## EXERCISE INSTRUCTIONS
In the lines below, find how many contain the word "this" and report that figure alone.

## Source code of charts
○ ○ ○ ○ ○ ○ ○

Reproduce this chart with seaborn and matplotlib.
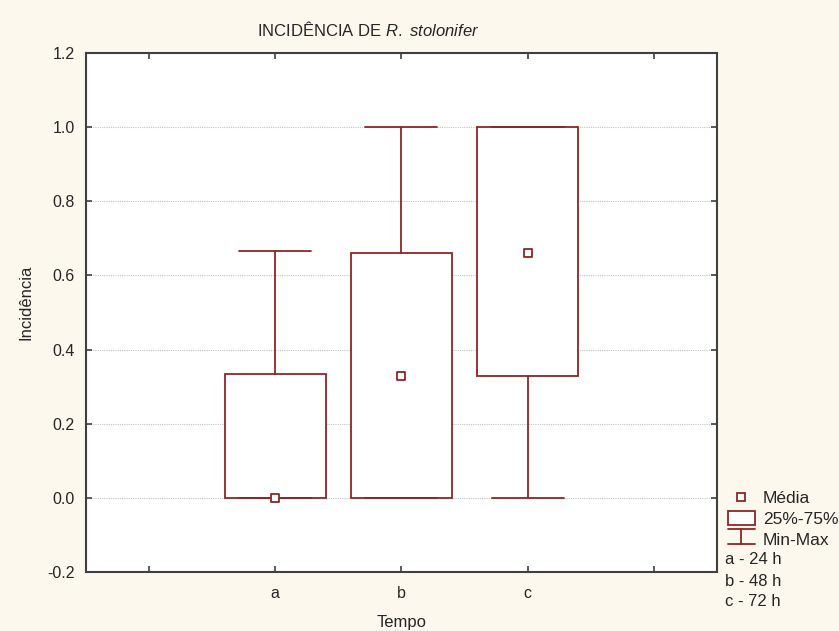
import matplotlib
matplotlib.use("Agg")
import matplotlib.pyplot as plt
import seaborn as sns
import pandas as pd
from matplotlib.lines import Line2D
from matplotlib.patches import Rectangle

# summary values
tempos = ["a", "b", "c"]
minimos = [0.0, 0.0, 0.0]
q1 = [0.0, 0.0, 0.33]
q3 = [0.333, 0.66, 1.0]
maximos = [0.667, 1.0, 1.0]
medias = [0.0, 0.33, 0.66]
legenda_tempo = ["a - 24 h", "b - 48 h", "c - 72 h"]

cor = "#8f2525"
fundo = "#fdf8ee"

sns.set_style("white")
plt.rcParams["font.family"] = ["Liberation Sans", "DejaVu Sans"]
plt.rcParams["mathtext.fontset"] = "custom"
plt.rcParams["mathtext.rm"] = "Liberation Sans"
plt.rcParams["mathtext.it"] = "Liberation Sans:italic"

fig = plt.figure(figsize=(8.39, 6.31), dpi=100, facecolor=fundo)
ax = fig.add_axes([0.1025, 0.0935, 0.752, 0.8225])
ax.set_facecolor("white")

posicoes = [2, 3, 4]
stats = []
for i in range(len(tempos)):
    stats.append({
        "label": tempos[i],
        "whislo": minimos[i],
        "q1": q1[i],
        "med": q1[i],
        "q3": q3[i],
        "whishi": maximos[i],
    })

ax.bxp(
    stats,
    positions=posicoes,
    widths=0.8,
    capwidths=0.57,
    showfliers=False,
    patch_artist=True,
    boxprops=dict(facecolor="white", edgecolor=cor, linewidth=1.3),
    whiskerprops=dict(color=cor, linewidth=1.3),
    capprops=dict(color=cor, linewidth=1.3),
    medianprops=dict(linewidth=0),
    manage_ticks=False,
    zorder=2,
)

df_media = pd.DataFrame({"pos": posicoes, "media": medias})
sns.scatterplot(
    data=df_media, x="pos", y="media", ax=ax,
    marker="s", s=40, facecolor="white", edgecolor=cor, linewidth=1.3,
    zorder=3, legend=False
)

yticks = [-0.2, 0.0, 0.2, 0.4, 0.6, 0.8, 1.0, 1.2]
ax.set_xlim(0.5, 5.5)
ax.set_ylim(-0.2, 1.2)
ax.set_xticks([1, 2, 3, 4, 5])
ax.set_xticklabels([""] + tempos + [""])
ax.set_yticks(yticks)
ax.set_yticklabels([f"{v:.1f}" for v in yticks])
ax.tick_params(direction="in", length=4, width=1.2, color="#404040",
               labelsize=11.5, top=True, right=True, bottom=True, left=True)
ax.tick_params(axis="y", pad=8)
ax.tick_params(axis="x", pad=10)
ax.grid(axis="y", linestyle=(0, (1, 1)), color="#c4c4c4", linewidth=0.8)
ax.set_axisbelow(True)
for sp in ax.spines.values():
    sp.set_color("#404040")
    sp.set_linewidth(1.5)

ax.set_xlabel("")
ax.set_ylabel("")
fig.text(402 / 839, 1 - 622 / 631, "Tempo", ha="center", va="center", fontsize=12)
fig.text(26 / 839, 1 - 302 / 631, "Incidência", ha="center", va="center",
         rotation=90, fontsize=12)
fig.text(368 / 839, 1 - 30 / 631, r"INCIDÊNCIA DE $\it{R.}$ $\it{stolonifer}$",
         ha="center", va="center", fontsize=12)


class MinMaxHandler:
    def legend_artist(self, legend, orig_handle, fontsize, handlebox):
        x0, y0 = handlebox.xdescent, handlebox.ydescent
        w, h = handlebox.width, handlebox.height
        linhas = [
            Line2D([x0, x0 + w], [y0 + h, y0 + h]),
            Line2D([x0 + w / 2, x0 + w / 2], [y0, y0 + h]),
            Line2D([x0, x0 + w], [y0, y0]),
        ]
        for ln in linhas:
            ln.set_color(cor)
            ln.set_linewidth(1.3)
            handlebox.add_artist(ln)
        return linhas[0]


h_media = Line2D([], [], marker="s", linestyle="none", markersize=6,
                 markerfacecolor="white", markeredgecolor=cor, markeredgewidth=1.3)
h_caixa = Rectangle((0, 0), 1, 1, facecolor="white", edgecolor=cor, linewidth=1.3)
h_minmax = object()
fig.legend(
    [h_media, h_caixa, h_minmax], ["Média", "25%-75%", "Min-Max"],
    handler_map={h_minmax: MinMaxHandler()},
    loc="upper left", bbox_to_anchor=(728 / 839, 1 - 490 / 631),
    frameon=False, fontsize=12.5, handlelength=1.55, handleheight=0.92,
    handletextpad=0.46, labelspacing=0.26, borderpad=0, borderaxespad=0,
)

for i, txt in enumerate(legenda_tempo):
    fig.text(725 / 839, 1 - (560 + 21 * i) / 631, txt, ha="left", va="center",
             fontsize=12)

fig.savefig("out.png", dpi=100, facecolor=fundo)
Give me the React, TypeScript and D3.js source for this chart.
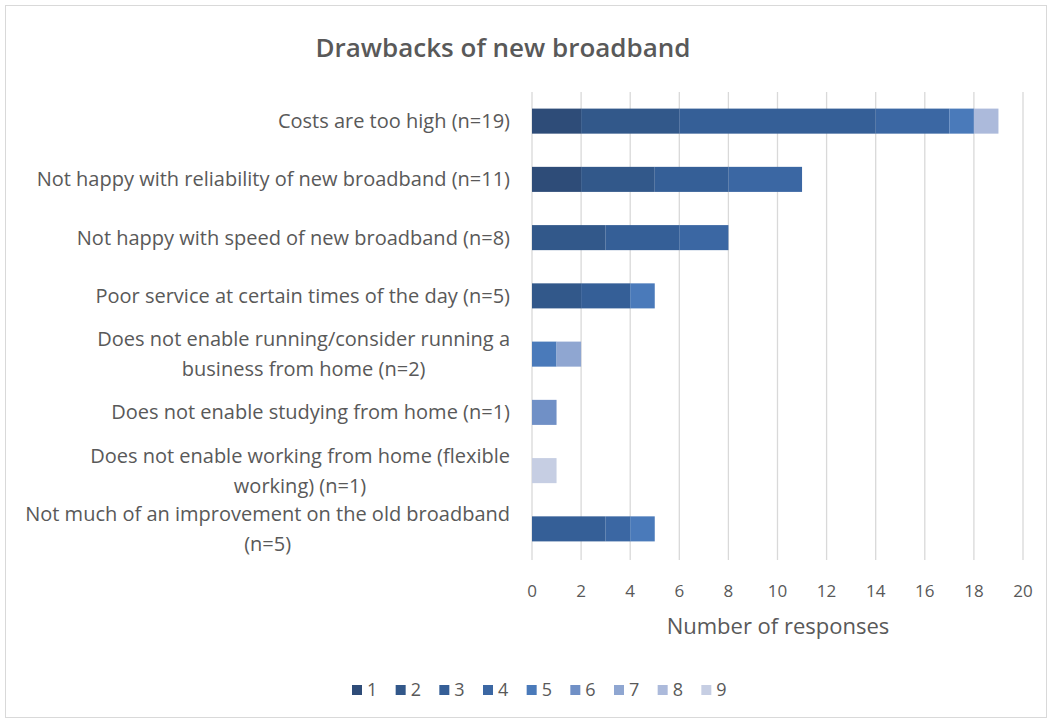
import React from "react";
import * as d3 from "d3";

const categories = [
  "Costs are too high (n=19)",
  "Not happy with reliability of new broadband (n=11)",
  "Not happy with speed of new broadband (n=8)",
  "Poor service at certain times of the day (n=5)",
  "Does not enable running/consider running a business from home (n=2)",
  "Does not enable studying from home (n=1)",
  "Does not enable working from home (flexible working) (n=1)",
  "Not much of an improvement on the old broadband (n=5)",
];

const labelLines = [
  ["Costs are too high (n=19)"],
  ["Not happy with reliability of new broadband (n=11)"],
  ["Not happy with speed of new broadband (n=8)"],
  ["Poor service at certain times of the day (n=5)"],
  ["Does not enable running/consider running a", "business from home (n=2)"],
  ["Does not enable studying from home (n=1)"],
  ["Does not enable working from home (flexible", "working) (n=1)"],
  ["Not much of an improvement on the old broadband", "(n=5)"],
];

const seriesNames = ["1", "2", "3", "4", "5", "6", "7", "8", "9"];

const s1 = [2, 2, 0, 0, 0, 0, 0, 0];
const s2 = [4, 3, 3, 2, 0, 0, 0, 0];
const s3 = [8, 3, 3, 2, 0, 0, 0, 3];
const s4 = [3, 3, 2, 0, 0, 0, 0, 1];
const s5 = [1, 0, 0, 1, 1, 0, 0, 1];
const s6 = [0, 0, 0, 0, 0, 1, 0, 0];
const s7 = [0, 0, 0, 0, 1, 0, 0, 0];
const s8 = [1, 0, 0, 0, 0, 0, 0, 0];
const s9 = [0, 0, 0, 0, 0, 0, 1, 0];
const seriesValues = [s1, s2, s3, s4, s5, s6, s7, s8, s9];

const xTicks = [0, 2, 4, 6, 8, 10, 12, 14, 16, 18, 20];

const colors = [
  "#2e4c78",
  "#32588a",
  "#355f97",
  "#3b67a3",
  "#4a7aba",
  "#7090c6",
  "#8fa6d1",
  "#acbadb",
  "#c6cee3",
];

const W = 1053;
const H = 724;
const FONT = "'Open Sans', 'Noto Sans', sans-serif";
const TEXT = "#595959";
const LABEL_SIZE = 20;

let ctx: CanvasRenderingContext2D | null = null;
function measure(s: string, size: number) {
  if (!ctx) {
    const c = document.createElement("canvas");
    ctx = c.getContext("2d");
  }
  if (!ctx) return s.length * size * 0.5;
  ctx.font = `${size}px 'Open Sans', 'Noto Sans', sans-serif`;
  return ctx.measureText(s).width;
}

export default function App() {
  const x = d3.scaleLinear().domain([0, 20]).range([532, 1023]);
  const y = d3
    .scaleBand<string>()
    .domain(categories)
    .range([92, 558])
    .paddingInner(0.57)
    .paddingOuter(0.285);

  const rows = categories.map((c, i) => {
    const obj: any = { cat: c };
    seriesNames.forEach((s, j) => (obj[s] = seriesValues[j][i]));
    return obj;
  });
  const stack = d3.stack<any>().keys(seriesNames)(rows);

  const legendX = d3.scaleBand<string>().domain(seriesNames).range([352, 745]);
  const labelRight = 510;

  return (
    <svg
      width={W}
      height={H}
      style={{ position: "absolute", left: 0, top: 0, background: "#fff" }}
      fontFamily={FONT}
    >
      <rect x={5.5} y={5.5} width={1041} height={712} fill="#fff" stroke="#d9d9d9" />
      <text x={503} y={57} textAnchor="middle" fontSize={26} fontWeight={600} fill={TEXT}>
        Drawbacks of new broadband
      </text>
      {xTicks.map((t) => (
        <line key={t} x1={x(t)} x2={x(t)} y1={92} y2={560} stroke="#d9d9d9" strokeWidth={1.3} />
      ))}
      {stack.map((layer, j) => (
        <g key={j} fill={colors[j]}>
          {layer.map((d, i) =>
            d[1] - d[0] > 0 ? (
              <rect
                key={i}
                x={x(d[0])}
                width={x(d[1]) - x(d[0])}
                y={y(categories[i])}
                height={y.bandwidth()}
              />
            ) : null
          )}
        </g>
      ))}
      {categories.map((c, i) => {
        const lines = labelLines[i];
        const cy = (y(c) as number) + y.bandwidth() / 2;
        const lh = 30;
        const y0 = cy - ((lines.length - 1) * lh) / 2 + 7;
        const w0 = measure(lines[0], LABEL_SIZE);
        const center = labelRight - w0 / 2;
        return (
          <text key={c} fontSize={LABEL_SIZE} fill={TEXT}>
            {lines.map((l, k) => (
              <tspan
                key={k}
                x={lines.length === 1 ? labelRight : center}
                y={y0 + k * lh}
                textAnchor={lines.length === 1 ? "end" : "middle"}
              >
                {l}
              </tspan>
            ))}
          </text>
        );
      })}
      {xTicks.map((t) => (
        <text key={t} x={x(t)} y={597} textAnchor="middle" fontSize={17} fill={TEXT}>
          {t}
        </text>
      ))}
      <text x={778} y={634} textAnchor="middle" fontSize={22} fill={TEXT}>
        Number of responses
      </text>
      {seriesNames.map((s, j) => (
        <g key={s} transform={`translate(${legendX(s)},690)`}>
          <rect x={0} y={-5} width={10} height={10} fill={colors[j]} />
          <text x={15} y={6} fontSize={18} fill={TEXT}>
            {s}
          </text>
        </g>
      ))}
    </svg>
  );
}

○ ○ ○ ○ ○ ○ ○

## ANSWER BELOW
2